Creative Solutions to Chonky Spans
Putting our thinking caps and research glasses on, there’s a wealth of information surrounding databases, event streams and distributed transactions in general. However, there is a bit of a problem: Not much of that looks like OTel, and it’s hard to see how the solutions apply. But what if we stretched the definition of a span a little, and, given the constraints … cheated a tiny bit? Would that let us repurpose some solutions from other technology with similar constraints, maybe?
There are two frequently recurring themes in handling transactions: snapshots and write-ahead logs. In fact, logs as a data abstraction are one of the fundamental building blocks of distributed systems. Logs as an append-only ordered data structure end up being the perfect thing to build snapshots on top of, and it turns out that the span processors in the OpenTelemetry SDK can be thought of as an in-memory write-ahead log. OK, you’ve got to squint a bit to think of it like that, but really, it is.
Awesome! Not only do we have an industry adopted pattern for handling transactions in the form of logs, but we already have most of the pieces required to build snapshots! Snapshots won’t solve all of our problems, but it’s a massive improvement, and it makes partial data usable — which is invaluable for debugging.
So, uh, how do we do that?
First, we’ve got to reframe the process: Instead of sending spans to our backend, we’re writing spans to a log and then replicating that to the backend consistently.
So, uh, how do we do that?
Good question! It turns out that Embrace has implemented this solution and explained why they did so. As for the how, while log replication has a huge range of possible solutions, a simple one requires only a few small changes to both the client and the server.

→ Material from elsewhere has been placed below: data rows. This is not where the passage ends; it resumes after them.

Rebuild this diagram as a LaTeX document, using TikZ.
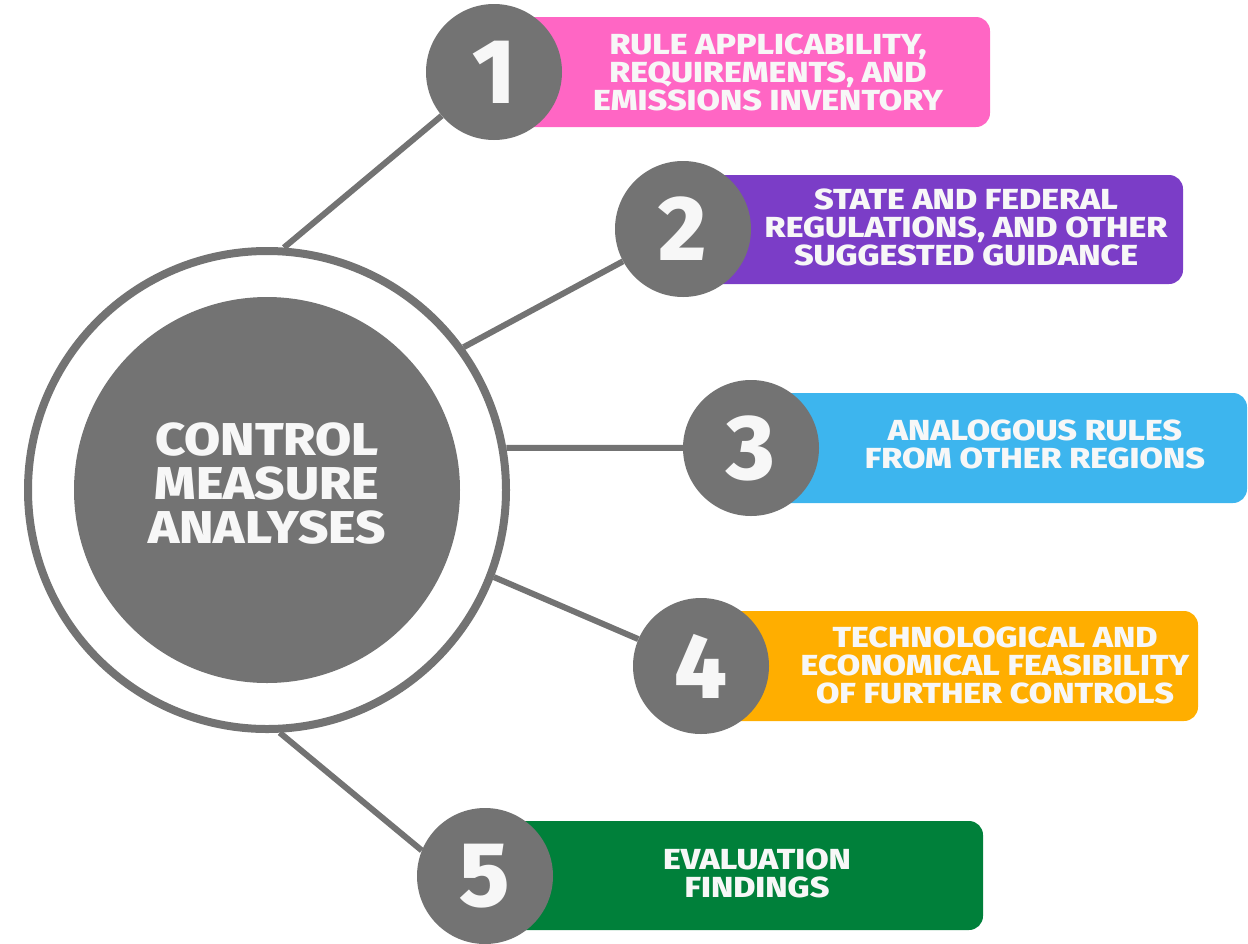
\documentclass[tikz,border=0pt]{standalone}
\usepackage{fontspec}
\newfontfamily\heavy{Fira Sans ExtraBold}
\newfontfamily\heavyw{Fira Sans ExtraBold}[FakeStretch=1.17]
\newfontfamily\heavyh{Fira Sans ExtraBold}[FakeStretch=1.14]
\definecolor{gr}{HTML}{737373}
\definecolor{pinkc}{HTML}{FF66C4}
\definecolor{purplec}{HTML}{7B3DC7}
\definecolor{bluec}{HTML}{3DB5EE}
\definecolor{orangec}{HTML}{FFAE00}
\definecolor{greenc}{HTML}{00803A}
\definecolor{txt}{HTML}{F7F7F7}
\begin{document}
\begin{tikzpicture}[x=1pt,y=-1pt,
  num/.style={circle, fill=gr, minimum size=136pt, inner sep=0pt, text=txt,
    font=\heavy\fontsize{92}{92}\selectfont},
  lbl/.style={text=txt, font=\heavyw\fontsize{29}{28}\selectfont, align=center, inner sep=0pt},
  bar/.style={rounded corners=14pt},
  conn/.style={draw=gr, line width=6pt}]
\useasboundingbox (0,0) rectangle (1248,943);
% hub
\node[circle, draw=gr, line width=8pt, minimum size=478pt, inner sep=0pt] (ring) at (267,490) {};
\node[circle, fill=gr, minimum size=386pt, inner sep=0pt] (hub) at (267,490) {};
\node[text=txt, font=\heavyh\fontsize{46}{44}\selectfont, align=center, inner sep=0pt] (hubtxt) at (267,484) {CONTROL\\MEASURE\\ANALYSES};
% bars
\fill[pinkc, bar] (494,17) rectangle (990,127);
\fill[purplec, bar] (683,175) rectangle (1183,284);
\fill[bluec, bar] (751,393) rectangle (1247,503);
\fill[orangec, bar] (701,611) rectangle (1198,721);
\fill[greenc, bar] (485,821) rectangle (983,930);
% number circles
\node[num] (n1) at (494,72) {1};
\node[num] (n2) at (683,229) {2};
\node[num] (n3) at (751,448) {3};
\node[num] (n4) at (701,666) {4};
\node[num] (n5) at (485,876) {5};
% labels
\node[lbl] (l1) at (768,72) {RULE APPLICABILITY,\\REQUIREMENTS, AND\\EMISSIONS INVENTORY};
\node[lbl] (l2) at (966,227) {STATE AND FEDERAL\\REGULATIONS, AND OTHER\\SUGGESTED GUIDANCE};
\node[lbl] (l3) at (1035,444) {ANALOGOUS RULES\\FROM OTHER REGIONS};
\node[lbl] (l4) at (995,665) {TECHNOLOGICAL AND\\ECONOMICAL FEASIBILITY\\OF FURTHER CONTROLS};
\node[lbl] (l5) at (757,873) {EVALUATION\\FINDINGS};
% connectors
\draw[conn] (ring.86) -- (n1);
\draw[conn] (ring.36) -- (n2);
\draw[conn] (ring.10.5) -- (n3);
\draw[conn] (ring.-21) -- (n4);
\draw[conn] (ring.-87) -- (n5.158);
\end{tikzpicture}
\end{document}
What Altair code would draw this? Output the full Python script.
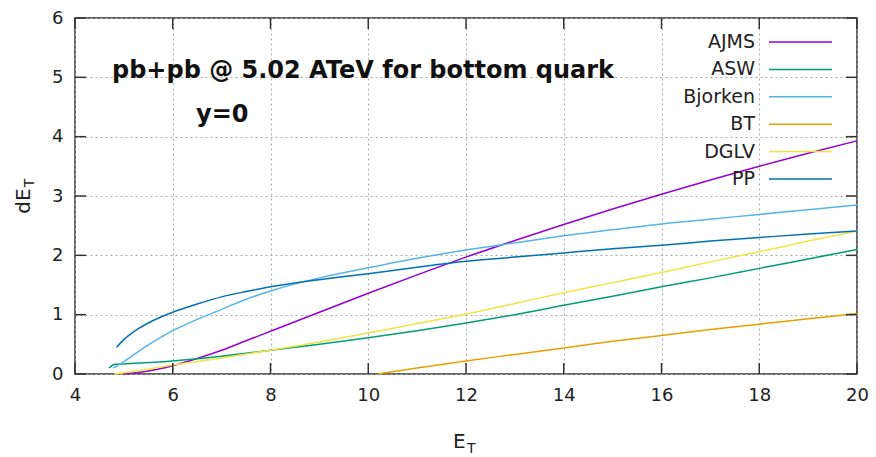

- First, the client has to send the snapshots of in-progress spans (this requires a custom span processor and exporter).
- Second, the backend needs to process and store these and wait for them to be finalized.
- Third, if those spans are never finalized, they still have to be massaged into an OTel-compliant shape gracefully and sent upstream. (OK, I lied. It’s not simple. We’re omitting a lot of details here.)
This seems like a lot of work, but Embrace’s SDK and backend does all of this for you, including handling the cases where interruptions occur and spans aren’t finalized. Even better, the spans are fully OTel-compliant when they’re done, which means there’s nothing stopping this solution from making its way into OpenTelemetry.
Tracer.getInstance().endSpan()
Whew! We covered a lot of ground here. First, we talked about what long-running spans are, why we run into them, why they’re a problem and how you can’t avoid them no matter how hard you try. In fact, not only are you going to run into them, but any type of situation that involves incomplete or interrupted spans is subject to many of the same failure modes, which we identified as a transaction semantics problem.
Luckily, it turns out that transaction semantics are a well-studied problem, and we were able to go over a great solution and introduce a sketch of how that might work with OpenTelemetry.
If you’re coming from a traditional backend-focused approach to observability, you’d be surprised just how fundamentally different the mobile environment is. Embrace has a helpful on-demand webinar if you’d like to learn more: What DevOps and SREs need to know about mobile observability. There’s also a helpful guide: Overcoming key challenges in mobile observability: A guide for modern DevOps and SRE teams.
Long-running spans are hard, transactions are hard, but embracing creative problem-solving to find useful answers is what observability is all about.